Como todos podem ver, a Prefeitura de Araraquara, no período da quarentena, cumpriu a sua lição de casa. Nenhum morador do municipío irá, se a doença se manifestar, padecer sem assistência médica, como vimos em países europeus, nos EUA, países da América do Sul ou já em cidades brasileiras.
Isso significa que Araraquara pode sair de forma indiscriminada do isolamento? Claro que não. Ainda estamos longe disso. Mas podemos, já que não seremos pegos de surpresa pela doença, ir flexibilizando alguns setores que são importantes que funcionem, seja pela sua função social, seja pela sua capilaridade na geração de trabalho e renda, sempre seguindo as normas da vigilância epidemiológica e com rigorosa fiscalização.

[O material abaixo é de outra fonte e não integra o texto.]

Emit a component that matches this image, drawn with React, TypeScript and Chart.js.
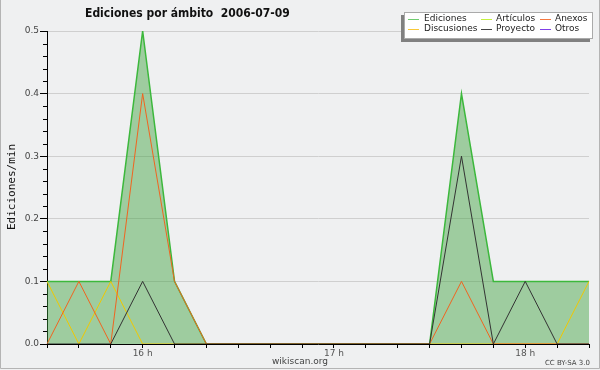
import React, { useEffect, useRef } from "react";
import { Chart, registerables } from "chart.js";

Chart.register(...registerables);

const times = ["15:30","15:40","15:50","16:00","16:10","16:20","16:30","16:40","16:50","17:00","17:10","17:20","17:30","17:40","17:50","18:00","18:10","18:20"];
const hourLabels: Record<string, string> = { "16:00": "16 h", "17:00": "17 h", "18:00": "18 h" };

const ediciones =   [0.1, 0.1, 0.1, 0.5, 0.1, 0, 0, 0, 0, 0, 0, 0, 0, 0.4, 0.1, 0.1, 0.1, 0.1];
const discusiones = [0.1, 0, 0.1, 0, 0, 0, 0, 0, 0, 0, 0, 0, 0, 0, 0, 0, 0, 0.1];
const anexos =      [0, 0.1, 0, 0.4, 0.1, 0, 0, 0, 0, 0, 0, 0, 0, 0.1, 0, 0, 0, 0];
const proyecto =    [0, 0, 0, 0.1, 0, 0, 0, 0, 0, 0, 0, 0, 0, 0.3, 0, 0.1, 0, 0];

const yTicks = [0, 0.1, 0.2, 0.3, 0.4, 0.5];

const titleText = "Ediciones por ámbito  2006-07-09";
const yTitle = "Ediciones/min";
const legendItems = [
  { label: "Ediciones", color: "#70cc70" },
  { label: "Artículos", color: "#c4f040" },
  { label: "Anexos", color: "#f57840" },
  { label: "Discusiones", color: "#f8c838" },
  { label: "Proyecto", color: "#444444" },
  { label: "Otros", color: "#8040e8" },
];

const FONT = "'DejaVu Sans', sans-serif";

const decorPlugin = {
  id: "decor",
  beforeDraw(chart: any) {
    const ctx = chart.ctx;
    ctx.save();
    ctx.fillStyle = "#eff0f1";
    ctx.fillRect(0, 0, chart.width, chart.height);
    ctx.restore();
  },
  afterDraw(chart: any) {
    const ctx = chart.ctx;
    const y = chart.scales.y;
    const area = chart.chartArea;
    ctx.save();
    // minor ticks
    ctx.strokeStyle = "#000";
    ctx.lineWidth = 1;
    for (let i = 0; i <= 25; i++) {
      if (i % 5 === 0) continue;
      const py = Math.round(y.getPixelForValue(i * 0.02)) + 0.5;
      ctx.beginPath();
      ctx.moveTo(area.left - 4, py);
      ctx.lineTo(area.left, py);
      ctx.stroke();
    }
    // title
    ctx.fillStyle = "#111";
    ctx.font = `bold 12px 'DejaVu Sans Condensed', ${FONT}`;
    ctx.textBaseline = "middle";
    ctx.textAlign = "left";
    ctx.fillText(titleText, 85, 14);
    // y title
    ctx.save();
    ctx.translate(12, 187);
    ctx.rotate(-Math.PI / 2);
    ctx.textAlign = "center";
    ctx.font = `11px 'DejaVu Sans Mono', monospace`;
    ctx.fillStyle = "#111";
    ctx.fillText(yTitle, 0, 0);
    ctx.restore();
    // bottom texts
    ctx.fillStyle = "#444";
    ctx.font = `9px ${FONT}`;
    ctx.textAlign = "center";
    ctx.fillText("wikiscan.org", 300, 362);
    ctx.font = `7px ${FONT}`;
    ctx.textAlign = "right";
    ctx.fillText("CC BY-SA 3.0", 590, 363);
    // legend
    ctx.fillStyle = "#808080";
    ctx.fillRect(401, 15, 189, 27);
    ctx.fillStyle = "#fff";
    ctx.fillRect(404, 12, 189, 27);
    ctx.strokeStyle = "#aaa";
    ctx.strokeRect(404.5, 12.5, 188, 26);
    const cols = [{ lx: 408, tx: 424 }, { lx: 481, tx: 496 }, { lx: 540, tx: 555 }];
    const rows = [19, 29];
    ctx.font = `9px ${FONT}`;
    ctx.textAlign = "left";
    legendItems.forEach((it, i) => {
      const c = cols[i % 3];
      const r = rows[Math.floor(i / 3)];
      ctx.strokeStyle = it.color;
      ctx.beginPath();
      ctx.moveTo(c.lx, r + 0.5);
      ctx.lineTo(c.lx + 11, r + 0.5);
      ctx.stroke();
      ctx.fillStyle = "#222";
      ctx.fillText(it.label, c.tx, r);
    });
    // frame
    ctx.strokeStyle = "#b4b4b4";
    ctx.beginPath();
    ctx.moveTo(0.5, 0);
    ctx.lineTo(0.5, 368.5);
    ctx.lineTo(599.5, 368.5);
    ctx.lineTo(599.5, 0);
    ctx.stroke();
    ctx.restore();
  },
};

export default function App() {
  const ref = useRef<HTMLCanvasElement>(null);
  useEffect(() => {
    document.body.style.margin = "0";
    const line = (label: string, data: number[], color: string, order: number, extra: any = {}) => ({
      label, data, borderColor: color, borderWidth: 1, pointRadius: 0, tension: 0, fill: false, order, ...extra,
    });
    const chart = new Chart(ref.current!, {
      type: "line",
      data: {
        labels: times,
        datasets: [
          line("Ediciones", ediciones, "#3cb83c", 10, { fill: "origin", backgroundColor: "rgba(60,160,60,0.45)", borderWidth: 1.5 }),
          line("Discusiones", discusiones, "#f0c800", 4),
          line("Anexos", anexos, "#f06420", 3),
          line("Proyecto", proyecto, "#333333", 2),
        ],
      },
      options: {
        responsive: false,
        animation: false,
        layout: { padding: { top: 31, right: 11, left: 0, bottom: 0 } },
        plugins: { legend: { display: false }, tooltip: { enabled: false }, title: { display: false } },
        scales: {
          x: {
            type: "category",
            offset: false,
            z: 1,
            border: { color: "#000", width: 1 },
            grid: { drawOnChartArea: false, drawTicks: true, tickLength: 4, tickColor: "#000" },
            ticks: {
              autoSkip: false,
              maxRotation: 0,
              padding: 0,
              color: "#555",
              font: { family: FONT, size: 9 },
              callback: (_v: any, i: number) => hourLabels[times[i]] || "",
            },
            afterFit: (s: any) => { s.height = 26; },
          },
          y: {
            min: 0,
            max: 0.5,
            afterBuildTicks: (s: any) => { s.ticks = yTicks.map((v) => ({ value: v })); },
            border: { color: "#000", width: 1 },
            grid: { color: "#cfcfcf", tickColor: "#000", tickLength: 7 },
            ticks: {
              padding: 1,
              color: "#444",
              font: { family: FONT, size: 9 },
              callback: (v: any) => Number(v).toFixed(1),
            },
            afterFit: (s: any) => { s.width = 47; },
          },
        },
      },
      plugins: [decorPlugin],
    });
    return () => chart.destroy();
  }, []);
  return <canvas ref={ref} width={600} height={370} style={{ display: "block" }} />;
}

O isolamento não é um fator de normalidade da sociedade. Ao contrário, ele é de extrema violência para o convívio social, mesmo sendo muito importante neste momento pelos fatores já mencionados. Sendo algo anormal, deve ser superado, com muita racionalidade, responsabilidade e colocando os interesse públicos em primeiro plano, tanto os interesses pautados pela saúde pública, como pelos empregos e manutenção da renda das famílias.
Os araraquarenses que puderem ficar em isolamento, fiquem. Estarão se protegendo e protegendo os que amam. Os profissionais das funções essenciais que são obrigados a trabalhar, os que não têm mais condições financeiras para a manutenção do isolamento (que temos a obrigação de organizar esse retorno às atividades), que prestem serviços para a nossa comunidade e busquem a superação das dificuldades vivenciadas, e cabe a nós, poder público, caso adoeçam, garantir toda a assistência médica.
Em Araraquara temos agido com muito rigor na defesa da saúde pública. Os tópicos acima demonstram isso, mas também tenho pautado nossa equipe de governo para não cairmos na armadilha “do caminho único”: ou isolamento ou trabalho. Essa falsa contradição não nos interessa.
Vamos também com muita ponderação, sempre olhando para os dados da Saúde, e seguindo as diretrizes do Comitê de Contenção do Coronavírus, buscar manter a atividade econômica e por consequência os empregos e a renda das famílias da nossa cidade.
Sou muito grato à extensa Rede de Solidariedade que construímos, do quanto estamos arrecadando alimentos, produtos de limpeza e higiene pessoal. Isso tem feito a diferença na vida das famílias em vulnerabilidade e tem nos ajudado na expansão dos nossos programas de segurança alimentar. Por mais que isso signifique muito para essas famílias, nada substitui a dignidade do trabalho e da renda oriunda desse.
Não é hora de extremismos e partidarização de temas como: defesa da vida, defesa da dignidade das famílias, que só existirá com empregos, trabalho e renda. É hora de fugirmos das falsas polêmicas e nos unirmos em torno do bem maior: a vida com qualidade.